START Recorded data

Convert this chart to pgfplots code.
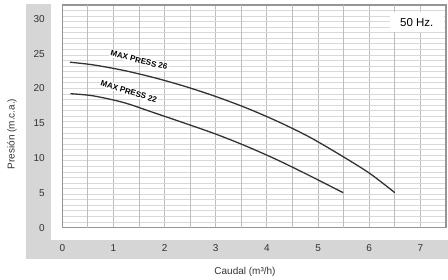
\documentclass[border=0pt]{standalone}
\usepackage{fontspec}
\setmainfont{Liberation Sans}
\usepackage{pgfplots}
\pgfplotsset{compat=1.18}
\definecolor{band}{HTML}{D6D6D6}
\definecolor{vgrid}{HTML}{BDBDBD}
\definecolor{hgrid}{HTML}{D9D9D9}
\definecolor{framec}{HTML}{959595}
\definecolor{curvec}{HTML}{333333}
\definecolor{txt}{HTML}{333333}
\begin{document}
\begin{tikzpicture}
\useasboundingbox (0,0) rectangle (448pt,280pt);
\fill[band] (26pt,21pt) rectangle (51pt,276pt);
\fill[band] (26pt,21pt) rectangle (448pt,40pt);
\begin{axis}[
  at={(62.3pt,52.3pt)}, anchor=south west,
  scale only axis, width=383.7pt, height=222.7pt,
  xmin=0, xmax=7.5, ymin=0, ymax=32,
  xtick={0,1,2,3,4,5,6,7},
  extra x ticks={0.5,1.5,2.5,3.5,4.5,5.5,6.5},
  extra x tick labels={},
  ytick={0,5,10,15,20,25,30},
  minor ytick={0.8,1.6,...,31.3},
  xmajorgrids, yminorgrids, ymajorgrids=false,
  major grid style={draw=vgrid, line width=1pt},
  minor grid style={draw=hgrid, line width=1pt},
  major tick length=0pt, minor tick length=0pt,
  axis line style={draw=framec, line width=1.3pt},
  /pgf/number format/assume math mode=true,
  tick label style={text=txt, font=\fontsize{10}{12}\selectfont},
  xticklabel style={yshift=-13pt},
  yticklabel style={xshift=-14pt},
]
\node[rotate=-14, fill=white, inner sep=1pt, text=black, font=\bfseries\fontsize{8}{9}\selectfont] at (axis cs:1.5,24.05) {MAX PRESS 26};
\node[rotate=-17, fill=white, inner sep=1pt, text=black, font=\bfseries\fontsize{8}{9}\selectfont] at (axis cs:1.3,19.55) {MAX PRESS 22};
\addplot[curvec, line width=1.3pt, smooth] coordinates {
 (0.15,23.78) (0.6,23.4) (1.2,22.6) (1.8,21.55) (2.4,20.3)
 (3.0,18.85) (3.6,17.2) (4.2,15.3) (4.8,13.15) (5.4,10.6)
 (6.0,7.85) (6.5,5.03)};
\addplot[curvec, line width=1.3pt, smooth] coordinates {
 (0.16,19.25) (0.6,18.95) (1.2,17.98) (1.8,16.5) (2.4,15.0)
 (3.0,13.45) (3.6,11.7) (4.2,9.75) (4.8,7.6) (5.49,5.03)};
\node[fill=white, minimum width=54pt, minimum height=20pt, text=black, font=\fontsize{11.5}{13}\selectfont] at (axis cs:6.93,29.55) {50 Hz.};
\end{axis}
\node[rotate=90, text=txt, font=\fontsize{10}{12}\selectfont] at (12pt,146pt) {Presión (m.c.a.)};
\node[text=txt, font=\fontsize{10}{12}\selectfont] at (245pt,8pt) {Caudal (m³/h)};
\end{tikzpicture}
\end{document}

END Recorded data

Written instruction =>
Repeat the material above in full and exactly, apart from the pictures.

Problem solution =>
Convert this chart to pgfplots code.
\documentclass[border=0pt]{standalone}
\usepackage{fontspec}
\setmainfont{Liberation Sans}
\usepackage{pgfplots}
\pgfplotsset{compat=1.18}
\definecolor{band}{HTML}{D6D6D6}
\definecolor{vgrid}{HTML}{BDBDBD}
\definecolor{hgrid}{HTML}{D9D9D9}
\definecolor{framec}{HTML}{959595}
\definecolor{curvec}{HTML}{333333}
\definecolor{txt}{HTML}{333333}
\begin{document}
\begin{tikzpicture}
\useasboundingbox (0,0) rectangle (448pt,280pt);
\fill[band] (26pt,21pt) rectangle (51pt,276pt);
\fill[band] (26pt,21pt) rectangle (448pt,40pt);
\begin{axis}[
  at={(62.3pt,52.3pt)}, anchor=south west,
  scale only axis, width=383.7pt, height=222.7pt,
  xmin=0, xmax=7.5, ymin=0, ymax=32,
  xtick={0,1,2,3,4,5,6,7},
  extra x ticks={0.5,1.5,2.5,3.5,4.5,5.5,6.5},
  extra x tick labels={},
  ytick={0,5,10,15,20,25,30},
  minor ytick={0.8,1.6,...,31.3},
  xmajorgrids, yminorgrids, ymajorgrids=false,
  major grid style={draw=vgrid, line width=1pt},
  minor grid style={draw=hgrid, line width=1pt},
  major tick length=0pt, minor tick length=0pt,
  axis line style={draw=framec, line width=1.3pt},
  /pgf/number format/assume math mode=true,
  tick label style={text=txt, font=\fontsize{10}{12}\selectfont},
  xticklabel style={yshift=-13pt},
  yticklabel style={xshift=-14pt},
]
\node[rotate=-14, fill=white, inner sep=1pt, text=black, font=\bfseries\fontsize{8}{9}\selectfont] at (axis cs:1.5,24.05) {MAX PRESS 26};
\node[rotate=-17, fill=white, inner sep=1pt, text=black, font=\bfseries\fontsize{8}{9}\selectfont] at (axis cs:1.3,19.55) {MAX PRESS 22};
\addplot[curvec, line width=1.3pt, smooth] coordinates {
 (0.15,23.78) (0.6,23.4) (1.2,22.6) (1.8,21.55) (2.4,20.3)
 (3.0,18.85) (3.6,17.2) (4.2,15.3) (4.8,13.15) (5.4,10.6)
 (6.0,7.85) (6.5,5.03)};
\addplot[curvec, line width=1.3pt, smooth] coordinates {
 (0.16,19.25) (0.6,18.95) (1.2,17.98) (1.8,16.5) (2.4,15.0)
 (3.0,13.45) (3.6,11.7) (4.2,9.75) (4.8,7.6) (5.49,5.03)};
\node[fill=white, minimum width=54pt, minimum height=20pt, text=black, font=\fontsize{11.5}{13}\selectfont] at (axis cs:6.93,29.55) {50 Hz.};
\end{axis}
\node[rotate=90, text=txt, font=\fontsize{10}{12}\selectfont] at (12pt,146pt) {Presión (m.c.a.)};
\node[text=txt, font=\fontsize{10}{12}\selectfont] at (245pt,8pt) {Caudal (m³/h)};
\end{tikzpicture}
\end{document}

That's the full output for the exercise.